I'm trying to understand the notion of a naked singularity on a more mathematical level (intuitively, it's a singularity "one can see and poke with a stick", but I'm having troubles on how to actually show it).
Based on what (little) is written in Choquet-Bruhat's, a naked singularity is the one for which we can extend the outgoing timelike geodesics to infinity. Now, I was wondering, assuming I had a given solution, how would I "test" the nakedness of the singularity? A natural thing to do would be to write the solution in some null coordinates, but what then? How to do I actually combine it with the (rather abstract) definition of a naked singularity?
Many thanks!
Try R. M. Wald's General Relativity.
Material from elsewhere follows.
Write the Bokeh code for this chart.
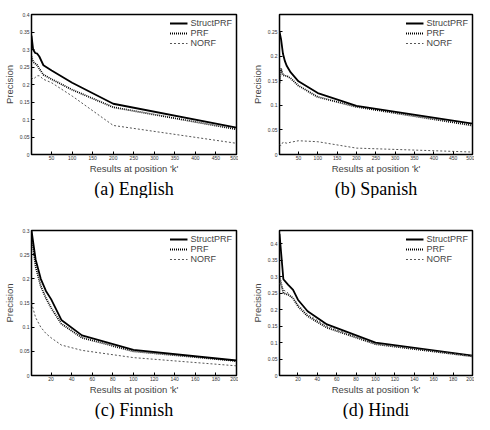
from bokeh.plotting import figure
from bokeh.layouts import column, row
from bokeh.models import FixedTicker, NumeralTickFormatter, Title, Legend, LegendItem, Range1d
from bokeh.embed import file_html
from bokeh.resources import INLINE

K_LONG = [1, 5, 10, 15, 20, 30, 50, 100, 200, 500]
K_SHORT = [1, 5, 10, 15, 20, 30, 50, 100, 200]

EN_STRUCT = [0.34, 0.30, 0.29, 0.288, 0.28, 0.255, 0.24, 0.205, 0.145, 0.077]
EN_PRF = [0.28, 0.265, 0.26, 0.255, 0.245, 0.228, 0.215, 0.185, 0.135, 0.072]
EN_NORF = [0.22, 0.215, 0.22, 0.225, 0.225, 0.215, 0.205, 0.167, 0.083, 0.032]

ES_STRUCT = [0.25, 0.235, 0.205, 0.19, 0.18, 0.167, 0.149, 0.125, 0.099, 0.063]
ES_PRF = [0.145, 0.175, 0.162, 0.16, 0.16, 0.155, 0.14, 0.117, 0.097, 0.059]
ES_NORF = [0.02, 0.018, 0.025, 0.024, 0.023, 0.025, 0.028, 0.026, 0.013, 0.005]

FI_STRUCT = [0.30, 0.24, 0.20, 0.175, 0.158, 0.115, 0.083, 0.053, 0.031]
FI_PRF = [0.29, 0.225, 0.185, 0.16, 0.14, 0.107, 0.078, 0.05, 0.03]
FI_NORF = [0.15, 0.12, 0.10, 0.087, 0.078, 0.063, 0.052, 0.037, 0.02]

HI_STRUCT = [0.43, 0.292, 0.275, 0.26, 0.23, 0.195, 0.155, 0.10, 0.06]
HI_PRF = [0.30, 0.25, 0.245, 0.235, 0.21, 0.18, 0.145, 0.095, 0.058]
HI_NORF = [0.28, 0.26, 0.25, 0.235, 0.215, 0.185, 0.15, 0.096, 0.059]

SERIES = ["StructPRF", "PRF", "NORF"]
X_TICKS_LONG = [50, 100, 150, 200, 250, 300, 350, 400, 450, 500]
X_TICKS_SHORT = [20, 40, 60, 80, 100, 120, 140, 160, 180, 200]
Y_TICKS_04 = [0, 0.05, 0.1, 0.15, 0.2, 0.25, 0.3, 0.35, 0.4]
Y_TICKS_03 = [0, 0.05, 0.1, 0.15, 0.2, 0.25, 0.3]
Y_TICKS_025 = [0, 0.05, 0.1, 0.15, 0.2, 0.25]
CAPTIONS = ["(a) English", "(b) Spanish", "(c) Finnish", "(d) Hindi"]

SANS = "Liberation Sans"
SERIF = "Liberation Serif"

STYLES = [
    dict(line_color="black", line_width=1.8, line_dash="solid"),
    dict(line_color="black", line_width=1.8, line_dash="1 1"),
    dict(line_color="#555555", line_width=1.0, line_dash="2 2"),
]


def panel(k, ys, xmax, ymax, xticks, yticks, caption, left, fw, top, fh):
    p = figure(frame_width=fw, frame_height=fh, min_border_left=left,
               min_border_right=2, min_border_top=top, min_border_bottom=0,
               output_backend="svg", toolbar_location=None,
               x_range=Range1d(1, xmax), y_range=Range1d(0, ymax))
    p.grid.visible = False
    p.outline_line_color = "black"
    p.outline_line_width = 1.5
    p.background_fill_color = "white"
    p.border_fill_color = "white"
    for ax in (p.xaxis[0], p.yaxis[0]):
        ax.axis_line_color = None
        ax.major_tick_in = 3
        ax.major_tick_out = 0
        ax.minor_tick_line_color = None
        ax.major_label_text_font = SANS
        ax.major_label_text_font_size = "5px"
        ax.major_label_text_color = "#333333"
        ax.major_label_standoff = 2
        ax.axis_label_text_font = SANS
        ax.axis_label_text_font_size = "9.5px"
        ax.axis_label_text_font_style = "normal"
        ax.axis_label_standoff = 2
    p.xaxis[0].axis_label_standoff = 0
    p.xaxis[0].major_label_standoff = 1
    p.xaxis.ticker = FixedTicker(ticks=xticks)
    p.yaxis.ticker = FixedTicker(ticks=yticks)
    p.yaxis.formatter = NumeralTickFormatter(format="0.[00]")
    p.xaxis.axis_label = "Results at position 'k'"
    p.yaxis.axis_label = "Precision"
    items = []
    for name, y, st in zip(SERIES, ys, STYLES):
        r = p.line(k, y, **st)
        items.append(LegendItem(label=name, renderers=[r]))
    leg = Legend(items=items, location="top_right", label_text_font=SANS,
                 label_text_font_size="9px", glyph_width=18, glyph_height=8,
                 label_height=8, spacing=0, padding=2, margin=2,
                 background_fill_alpha=0, border_line_alpha=0,
                 label_standoff=3)
    p.add_layout(leg)
    t = Title(text=caption, align="center", text_font=SERIF,
              text_font_size="18px", text_font_style="normal",
              text_color="black", standoff=0, text_line_height=0.7)
    p.add_layout(t, "below")
    return p


pa = panel(K_LONG, [EN_STRUCT, EN_PRF, EN_NORF], 500, 0.4,
           X_TICKS_LONG, Y_TICKS_04, CAPTIONS[0], 30, 205, 14, 140)
pb = panel(K_LONG, [ES_STRUCT, ES_PRF, ES_NORF], 500, 0.285,
           X_TICKS_LONG, Y_TICKS_025, CAPTIONS[1], 41, 193, 14, 140)
pc = panel(K_SHORT, [FI_STRUCT, FI_PRF, FI_NORF], 200, 0.3,
           X_TICKS_SHORT, Y_TICKS_03, CAPTIONS[2], 30, 205, 32, 145)
pd = panel(K_SHORT, [HI_STRUCT, HI_PRF, HI_NORF], 200, 0.44,
           X_TICKS_SHORT, Y_TICKS_04, CAPTIONS[3], 41, 193, 32, 145)

layout = column(row(pa, pb, spacing=0), row(pc, pd, spacing=0), spacing=0)

open("out.html", "w").write(file_html(layout, INLINE))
He's got some pretty good descriptions of singularities (Chapter 9). As a rough idea, I think you could try defining some singular metric, e.g., in, Cartesian coordinates: $ds^2 = (1/r^2) (-dt^2 + dx^2 + dy^2 + dz^2)$, do calculations involving a curvature scalar such as $R^{abcd}R_{abcd}$ to show it becomes singular when $r := \sqrt{x^2 + y^2 + z^2} \rightarrow 0$, and then consider a radial null geodesic "passing through" $0$ in these coordinates. You'll need to show there exists such a geodesic which is inextendible past $0$, but has a finite range of affine parameter in that direction.